There is a certain kind of movie that is perfect for inter-city bus trips or flights – the kind that can be consumed while your neighbour snores into your ear and you regret having had that coffee before boarding. Jatadhara is one such film.
The Telugu occult thriller directed by Venkat Kalyan and Abhishek Jaiswal – also dubbed into Hindi – lands its first joke in its disclaimer: the movie doesn’t endorse superstition.
Humour is always on the fringes of Shiva’s quest to understand his true destiny. Scripture-quoting gurus, mumbo jumbo-spouting tantriks, possessed humans, kilos of ash – the 135-minute film has it all.
Shiva (Sudheer Babu) is an obsessive ghost hunter despite claiming that he doesn’t believe in ghosts. Shiva soon unearths a connection to a demoness who guards a treasure of gold and has a vampire-like affinity for blood. She also has a charming tendency to clatter her teeth, as though she is adjusting her divine dentures.
The demoness (Sonakshi Sinha) has already had an encounter with the gold-greedy Shobha (Shilpa Shirodkar). The clash between her and Shiva is the 135-minute movie’s highlight, coming after a boring exposition that could have been wrapped up in a few scenes.

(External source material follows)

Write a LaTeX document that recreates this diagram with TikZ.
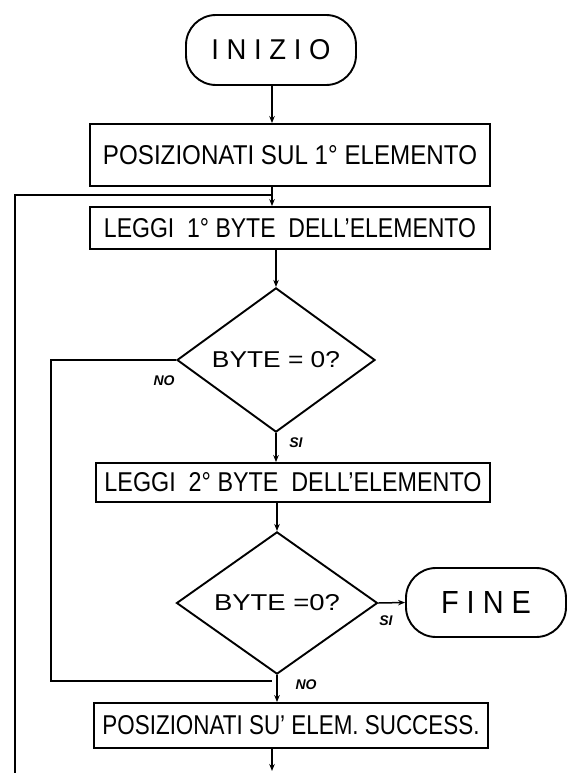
\documentclass[tikz,border=0pt]{standalone}
\usepackage{fontspec}
\setmainfont{Liberation Sans}
\usepackage{graphicx}
\usetikzlibrary{shapes.geometric,arrows.meta}
\newcommand{\fitT}[3]{\resizebox{#1pt}{#2pt}{#3}}
\tikzset{
  shp/.style={draw, line width=1.9pt, inner sep=0pt, text=black},
  procbox/.style={shp, rectangle},
  term/.style={shp, rectangle, rounded corners=30pt},
  decis/.style={shp, diamond},
  conn/.style={line width=1.5pt},
  arr/.style={conn, -{Stealth[length=7pt,width=5.5pt]}},
  lbl/.style={font=\fontsize{14}{14}\selectfont\bfseries\itshape, inner sep=0pt}
}
\begin{document}
\begin{tikzpicture}[x=1pt,y=-1pt]
\useasboundingbox (0,0) rectangle (566,773);
\fill[white] (0,0) rectangle (566,773);
% spine / free ends
\coordinate (spine) at (272,0);
\coordinate (loopL) at (15,195);
\coordinate (loopB) at (15,773);
\coordinate (noL) at (51,0);
\coordinate (joinB) at (272,681);
\coordinate (endB) at (272,771);
% nodes
\node[term, minimum width=170pt, minimum height=70pt] (inizio) at (271,50) {\fitT{119}{20}{I N I Z I O}};
\node[procbox, minimum width=400pt, minimum height=62pt] (box1) at (290,155) {\fitT{374}{19}{POSIZIONATI SUL 1° ELEMENTO}};
\node[procbox, minimum width=400pt, minimum height=42pt] (box2) at (290,228) {\fitT{372}{19}{LEGGI \ 1° BYTE \ DELL'ELEMENTO}};
\node[decis, minimum width=198pt, minimum height=136pt] (d1) at (276,360) {\fitT{128}{16}{BYTE = 0?}};
\node[procbox, minimum width=394pt, minimum height=39pt] (box3) at (293,482.5) {\fitT{377}{19}{LEGGI \ 2° BYTE \ DELL'ELEMENTO}};
\node[decis, minimum width=201pt, minimum height=137pt] (d2) at (277,603) {\fitT{126}{16}{BYTE =0?}};
\node[term, minimum width=160pt, minimum height=69pt] (fine) at (486,602.5) {\fitT{90}{22}{F I N E}};
\node[procbox, minimum width=394pt, minimum height=45pt] (box4) at (291,725.5) {\fitT{377}{19}{POSIZIONATI SU' ELEM. SUCCESS.}};
% connectors
\draw[arr] (inizio.south -| spine) -- (box1.north -| spine);
\draw[arr] (box1.south -| spine) -- (box2.north -| spine);
\draw[conn] (loopB) -- (loopL) -- (loopL -| spine);
\draw[arr] (box2.south -| d1.north) -- (d1.north);
\draw[conn] (d1.west) -- (d1.west -| noL) -- (joinB -| noL) -- (joinB);
\draw[arr] (d1.south) -- (box3.north -| d1.south);
\draw[arr] (box3.south -| d2.north) -- (d2.north);
\draw[arr] (d2.east) -- (fine.west);
\draw[arr] (d2.south) -- (box4.north -| d2.south);
\draw[arr] (box4.south -| spine) -- (endB);
% labels
\node[lbl] (no1) at (164,381) {NO};
\node[lbl] (si1) at (296,443) {SI};
\node[lbl] (si2) at (386,621) {SI};
\node[lbl] (no2) at (306,685) {NO};
\end{tikzpicture}
\end{document}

Everything in the movie is unabashedly tacky, from the visual effects to the performances. The belief in pseudoscience and sorcery is serious and deep. There appears to be no difference between religion and black magic.
Even the floods in Kerala in 2018 is the result of human interference in the state of the Padmanabhaswamy temple’s mysterious gold reserves. Shiva earnestly explains the usefulness of the Tesla coil for ghost detection.
Jatadhara takes itself so seriously that it enacts a tantric ritual in full. The film pauses only to regard the truth about Shiva’s past, recovering in time to dish out unabashed ludicrousness.